E siccome il politicamente corretto non guasta mai, un venditore extracomunitario di calze diventa il miglior confidente del nostro Renzo, cacciato di casa dalla moglie, rinnegato dalla figlia Livietta (è cresciuta ed è una diciassettenne che si è fatta tre mesi di scuola a Londra, innamorandosi di un dj: signora mia, ma quanto sono cambiati i ragazzi di oggi!) e costretto a vivere in un residence.

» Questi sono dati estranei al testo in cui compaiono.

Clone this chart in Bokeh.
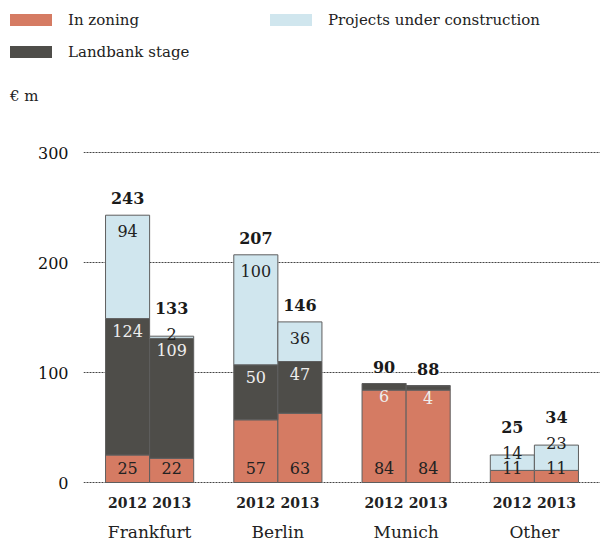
from bokeh.plotting import figure
from bokeh.layouts import column
from bokeh.models import (ColumnDataSource, FactorRange, Range1d, FixedTicker,
                          LabelSet, Div)
from bokeh.core.properties import value
from bokeh.embed import file_html
from bokeh.resources import INLINE

# ---------------- data ----------------
cities = ["Frankfurt", "Berlin", "Munich", "Other"]
years = ["2012", "2013"]
in_zoning = [25, 22, 57, 63, 84, 84, 11, 11]
landbank = [124, 109, 50, 47, 6, 4, 0, 0]
projects = [94, 2, 100, 36, 0, 0, 14, 23]
totals = [243, 133, 207, 146, 90, 88, 25, 34]
y_ticks = [0, 100, 200, 300]
series_names = ["In zoning", "Landbank stage", "Projects under construction"]
unit_label = "€ m"

# ---------------- style ----------------
colors = ["#D57B63", "#4E4D49", "#D0E6EE"]
FONT = "DejaVu Serif"
TXT = "#222222"
PX_PER_UNIT = 1.1
TOP_H = 130
FRAME_H = 355
FRAME_W = 517
LEFT = 83
y0 = -3 / PX_PER_UNIT
y1 = y0 + FRAME_H / PX_PER_UNIT

factors = [(c, yr) for c in cities for yr in years]
src = ColumnDataSource(dict(x=factors, zoning=in_zoning, landbank=landbank,
                            projects=projects))

x_range = FactorRange(*factors, factor_padding=0.0, group_padding=0.91,
                      range_padding=0.5, range_padding_units="absolute")

p = figure(x_range=x_range, y_range=Range1d(y0, y1),
           frame_width=FRAME_W, frame_height=FRAME_H,
           min_border_left=LEFT, min_border_right=0, min_border_top=0,
           min_border_bottom=0, output_backend="svg", toolbar_location=None,
           background_fill_color="white", border_fill_color="white")
p.outline_line_color = None

rs = p.vbar_stack(["zoning", "landbank", "projects"], x="x", width=1.0,
                  source=src, fill_color=colors, line_color="#5e5e5e",
                  line_width=1)

# ---------------- axes / grid ----------------
p.yaxis.ticker = FixedTicker(ticks=y_ticks)
p.yaxis.axis_line_color = None
p.yaxis.major_tick_line_color = None
p.yaxis.minor_tick_line_color = None
p.yaxis.major_tick_out = 0
p.yaxis.major_tick_in = 0
p.yaxis.major_label_standoff = 15
p.yaxis.major_label_text_font = FONT
p.yaxis.major_label_text_font_size = "16px"
p.yaxis.major_label_text_color = "#111111"

p.ygrid.grid_line_color = "#444444"
p.ygrid.grid_line_dash = "2 1"
p.ygrid.grid_line_width = 1
p.xgrid.grid_line_color = None

p.xaxis.axis_line_color = None
p.xaxis.major_tick_line_color = None
p.xaxis.major_tick_out = 0
p.xaxis.major_tick_in = 0
p.xaxis.major_label_standoff = 11
p.xaxis.major_label_text_font = FONT
p.xaxis.major_label_text_font_size = "14px"
p.xaxis.major_label_text_font_style = "bold"
p.xaxis.major_label_text_color = TXT
p.xaxis.group_text_font = FONT
p.xaxis.group_text_font_size = "17px"
p.xaxis.group_text_font_style = "normal"
p.xaxis.group_text_color = TXT
p.xaxis.separator_line_color = None

# ---------------- value labels ----------------
def label_set(xs, ys, texts, offs, color, bold=False, bg=None):
    s = ColumnDataSource(dict(x=xs, y=ys, text=texts, off=offs))
    kw = {}
    if bg is not None:
        kw["background_fill_color"] = bg
    return LabelSet(x="x", y="y", text="text", y_offset="off", source=s,
                    text_align="center", text_baseline="middle",
                    text_font=value(FONT), text_font_size=value("16px"),
                    text_font_style="bold" if bold else "normal",
                    text_color=color, **kw)

# in zoning: near the bottom of the bar
p.add_layout(label_set(factors, [0] * len(factors),
                       [str(v) for v in in_zoning], [15] * len(factors), TXT))

# landbank: just below the segment top
lx, ly, lt = [], [], []
for f, z, l in zip(factors, in_zoning, landbank):
    if l > 0:
        lx.append(f); ly.append(z + l); lt.append(str(l))
p.add_layout(label_set(lx, ly, lt, [-12] * len(lx), "#EEEEEE"))

# projects: below the top, or on the top when the segment is thin
px_, py_, pt_, po_ = [], [], [], []
for f, t, pr in zip(factors, totals, projects):
    if pr > 0:
        px_.append(f); py_.append(t); pt_.append(str(pr))
        po_.append(-16 if pr * PX_PER_UNIT >= 32 else 2)
p.add_layout(label_set(px_, py_, pt_, po_, TXT))

# totals
to = [28 if 0 < pr * PX_PER_UNIT < 32 else 17 for pr in projects]
p.add_layout(label_set(factors, totals, [str(t) for t in totals], to, "#1a1a1a",
                       bold=True, bg="white"))

# ---------------- legend strip + unit label ----------------
legend_slots = [(10, 20), (10, 52), (270, 20)]   # (swatch left, row centre)

def legend_entry(name, color, slot):
    lx_, cy = slot
    return (f'<div style="position:absolute;left:{lx_}px;top:{cy - 6}px;'
            f'width:42px;height:12px;background:{color};"></div>'
            f'<div style="position:absolute;left:{lx_ + 58}px;top:{cy - 10}px;'
            f'line-height:20px;white-space:nowrap;">{name}</div>')

html = (f'<div style="position:relative;width:{LEFT + FRAME_W}px;height:{TOP_H}px;'
        f'font-family:\'{FONT}\';font-size:15px;color:{TXT};">'
        + "".join(legend_entry(n, c, s)
                  for n, c, s in zip(series_names, colors, legend_slots))
        + f'<div style="position:absolute;left:10px;top:86px;line-height:20px;">'
          f'{unit_label}</div></div>')

top = Div(text=html, width=LEFT + FRAME_W, height=TOP_H, margin=0)

layout = column(top, p, spacing=0)
open("out.html", "w").write(file_html(layout, INLINE))
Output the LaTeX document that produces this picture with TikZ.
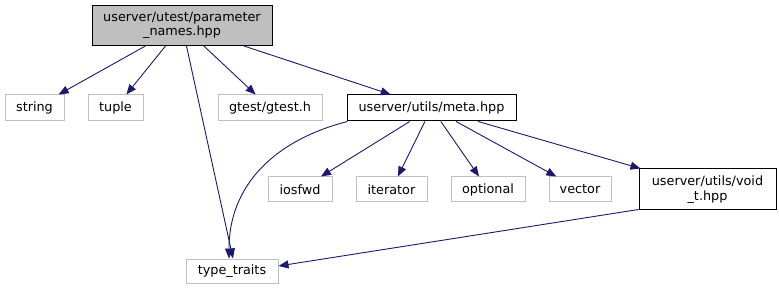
\documentclass[tikz,border=0pt]{standalone}
\usepackage{fontspec}
\setmainfont{DejaVu Sans}
\usetikzlibrary{arrows.meta,calc}
\definecolor{edgeblue}{HTML}{191970}
\definecolor{boxgray}{HTML}{BFBFBF}
\tikzset{
  file/.style={draw=black, line width=1pt, fill=white, inner sep=0pt, align=center,
    font=\fontsize{12.8pt}{14.5pt}\selectfont},
  sysfile/.style={file, draw=boxgray, line width=1pt},
  rootfile/.style={file, fill=boxgray},
  dep/.style={draw=edgeblue, line width=0.9pt, -{Triangle[length=10pt,width=8pt]}},
}
\begin{document}
\begin{tikzpicture}[x=1pt,y=-1pt]
\useasboundingbox (0,0) rectangle (779,291);
% files
\node[rootfile, minimum width=180, minimum height=40] (root) at (182,25.5) {userver/utest/parameter\\\_names.hpp};
\node[sysfile, minimum width=59, minimum height=26] (string) at (34.5,108) {string};
\node[sysfile, minimum width=55, minimum height=26] (tuple) at (115.5,108) {tuple};
\node[sysfile, minimum width=104, minimum height=26] (gtest) at (270,108) {gtest/gtest.h};
\node[file, minimum width=169, minimum height=26] (meta) at (431.5,108) {userver/utils/meta.hpp};
\node[sysfile, minimum width=64, minimum height=25] (iosfwd) at (300,189.5) {iosfwd};
\node[sysfile, minimum width=71, minimum height=25] (iterator) at (391.5,189.5) {iterator};
\node[sysfile, minimum width=74, minimum height=25] (optional) at (488,189.5) {optional};
\node[sysfile, minimum width=62, minimum height=25] (vector) at (580,189.5) {vector};
\node[file, minimum width=137, minimum height=41] (voidt) at (707.5,189.5) {userver/utils/void\\\_t.hpp};
\node[sysfile, minimum width=92, minimum height=24] (tt) at (232,271) {type\_traits};
% include edges
\draw[dep] (root) -- (string);
\draw[dep] (root) -- (tuple);
\draw[dep] (root) -- ($(tt.north)+(1,0)$);
\draw[dep] (root) -- (gtest);
\draw[dep] (root) -- (meta);
\draw[dep] ($(meta.south west)+(1,0)$) .. controls (275,140) and (229,185) .. ($(tt.north)+(-3,0)$);
\draw[dep] (meta) -- (iosfwd);
\draw[dep] (meta) -- (iterator);
\draw[dep] (meta) -- (optional);
\draw[dep] (meta) -- (vector);
\draw[dep] (meta) -- ($(voidt.north west)+(2,0)$);
\draw[dep] ($(voidt.south west)+(0,-1)$) -- ($(tt.east)+(0,-5)$);
\end{tikzpicture}
\end{document}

Potremmo continuare, ma forse avrete capito che l’episodio e, non vorremmo sbagliarci, forse l’intera serie è un’ininterrotta serie di luoghi comuni e comunissimi che hanno il preciso compito di confermare il pubblico negli stereotipi, tendenzialmente buonisti, che, più o meno ingloriosamente, ha elaborato nel corso della sua vita.

Torino? Si identifica con la Mole. I tifosi? Sono decerebrati irredimibili con l’unica eccezione che naturalmente conferma la regola. Il marito tradisce? La moglie e la figlia lo respingono. Il marito confessa? Balbetta e si contorce invocando pietà per la scappatella. E via dicendo: non un guizzo, non uno scarto, non una trovata appena moderatamente imprevedibile.

E allora cresce l’angoscia, specie se, contemporaneamente, si guarda su altre reti qualche altra fiction (statunitense, britannica, francese, tedesca, toh, persino spagnola) che, pur scontando il peccato d’origine di ogni produzione tv – ossia di dover accontentare un pubblico il più possibile vasto – tuttavia appare come un irraggiungibile Everest a paragone del nostro Mar Morto.

E allora la cosa più azzeccata finisce per essere il titolo della serie: Provaci ancora prof! Un’esortazione alla quale ci associamo volentieri.